> [AIM]: Copy out the data exactly, leaving the pictures behind.

> [DATASET EXTRACT]:
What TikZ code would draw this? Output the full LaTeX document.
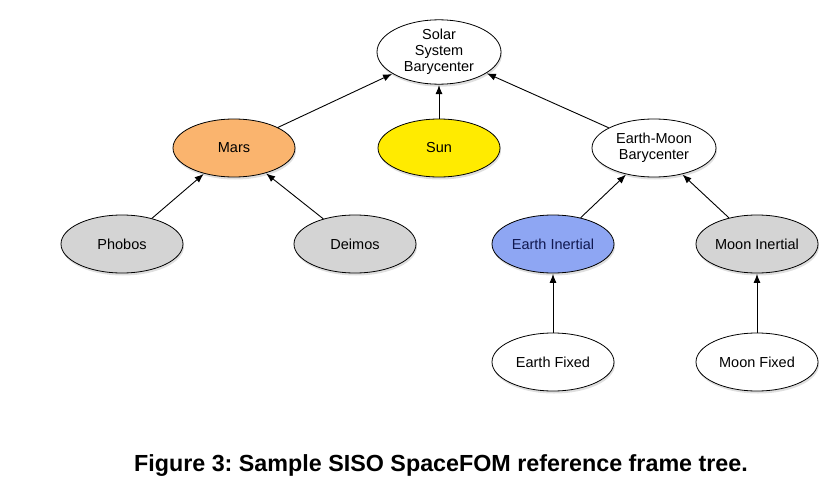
\documentclass[tikz,border=0pt]{standalone}
\usepackage{fontspec}
\setmainfont{Liberation Sans}
\usetikzlibrary{shapes.geometric,shadows,arrows.meta}
\frenchspacing
\definecolor{marsc}{HTML}{FAB46E}
\definecolor{sunc}{HTML}{FFEB00}
\definecolor{earthc}{HTML}{8EA6F3}
\definecolor{greyc}{HTML}{D4D4D4}
\definecolor{navy}{HTML}{101850}
\tikzset{
  frame/.style={ellipse, draw=black, line width=0.8pt, fill=white, minimum width=122pt, minimum height=58pt,
    inner sep=0pt, align=center, font=\fontsize{14.5}{16}\selectfont,
    drop shadow={opacity=0.25, shadow xshift=1pt, shadow yshift=-2.5pt}},
  link/.style={-{Latex[length=9pt,width=7pt]}, line width=0.9pt, shorten >=0.5pt}
}
\begin{document}
\begin{tikzpicture}[x=1pt,y=-1pt]
\useasboundingbox (0,0) rectangle (838,487);
\node[frame, minimum width=124pt, minimum height=64pt] (ssb) at (439,52) {Solar\\System\\Barycenter};
\node[frame, fill=marsc] (mars) at (234,148) {Mars};
\node[frame, fill=sunc] (sun) at (439,148) {Sun};
\node[frame, minimum width=124pt] (emb) at (654,148) {Earth-Moon\\Barycenter};
\node[frame, fill=greyc] (phobos) at (122,244) {Phobos};
\node[frame, fill=greyc] (deimos) at (355,244) {Deimos};
\node[frame, fill=earthc, text=navy] (ei) at (553,244) {Earth Inertial};
\node[frame, fill=greyc] (mi) at (757,244) {Moon Inertial};
\node[frame] (ef) at (553,362) {Earth Fixed};
\node[frame] (mf) at (757,362) {Moon Fixed};
\draw[link] (mars) -- (ssb);
\draw[link] (sun) -- (ssb);
\draw[link] (emb) -- (ssb);
\draw[link] (phobos) -- (mars);
\draw[link] (deimos) -- (mars);
\draw[link] (ei) -- (emb);
\draw[link] (mi) -- (emb);
\draw[link] (ef) -- (ei);
\draw[link] (mf) -- (mi);
\node[font=\fontsize{23.3}{27}\selectfont\bfseries] (cap) at (441,466) {Figure 3: Sample SISO SpaceFOM reference frame tree.};
\end{tikzpicture}
\end{document}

> [WRITTEN RESPONSE]:
What TikZ code would draw this? Output the full LaTeX document.
\documentclass[tikz,border=0pt]{standalone}
\usepackage{fontspec}
\setmainfont{Liberation Sans}
\usetikzlibrary{shapes.geometric,shadows,arrows.meta}
\frenchspacing
\definecolor{marsc}{HTML}{FAB46E}
\definecolor{sunc}{HTML}{FFEB00}
\definecolor{earthc}{HTML}{8EA6F3}
\definecolor{greyc}{HTML}{D4D4D4}
\definecolor{navy}{HTML}{101850}
\tikzset{
  frame/.style={ellipse, draw=black, line width=0.8pt, fill=white, minimum width=122pt, minimum height=58pt,
    inner sep=0pt, align=center, font=\fontsize{14.5}{16}\selectfont,
    drop shadow={opacity=0.25, shadow xshift=1pt, shadow yshift=-2.5pt}},
  link/.style={-{Latex[length=9pt,width=7pt]}, line width=0.9pt, shorten >=0.5pt}
}
\begin{document}
\begin{tikzpicture}[x=1pt,y=-1pt]
\useasboundingbox (0,0) rectangle (838,487);
\node[frame, minimum width=124pt, minimum height=64pt] (ssb) at (439,52) {Solar\\System\\Barycenter};
\node[frame, fill=marsc] (mars) at (234,148) {Mars};
\node[frame, fill=sunc] (sun) at (439,148) {Sun};
\node[frame, minimum width=124pt] (emb) at (654,148) {Earth-Moon\\Barycenter};
\node[frame, fill=greyc] (phobos) at (122,244) {Phobos};
\node[frame, fill=greyc] (deimos) at (355,244) {Deimos};
\node[frame, fill=earthc, text=navy] (ei) at (553,244) {Earth Inertial};
\node[frame, fill=greyc] (mi) at (757,244) {Moon Inertial};
\node[frame] (ef) at (553,362) {Earth Fixed};
\node[frame] (mf) at (757,362) {Moon Fixed};
\draw[link] (mars) -- (ssb);
\draw[link] (sun) -- (ssb);
\draw[link] (emb) -- (ssb);
\draw[link] (phobos) -- (mars);
\draw[link] (deimos) -- (mars);
\draw[link] (ei) -- (emb);
\draw[link] (mi) -- (emb);
\draw[link] (ef) -- (ei);
\draw[link] (mf) -- (mi);
\node[font=\fontsize{23.3}{27}\selectfont\bfseries] (cap) at (441,466) {Figure 3: Sample SISO SpaceFOM reference frame tree.};
\end{tikzpicture}
\end{document}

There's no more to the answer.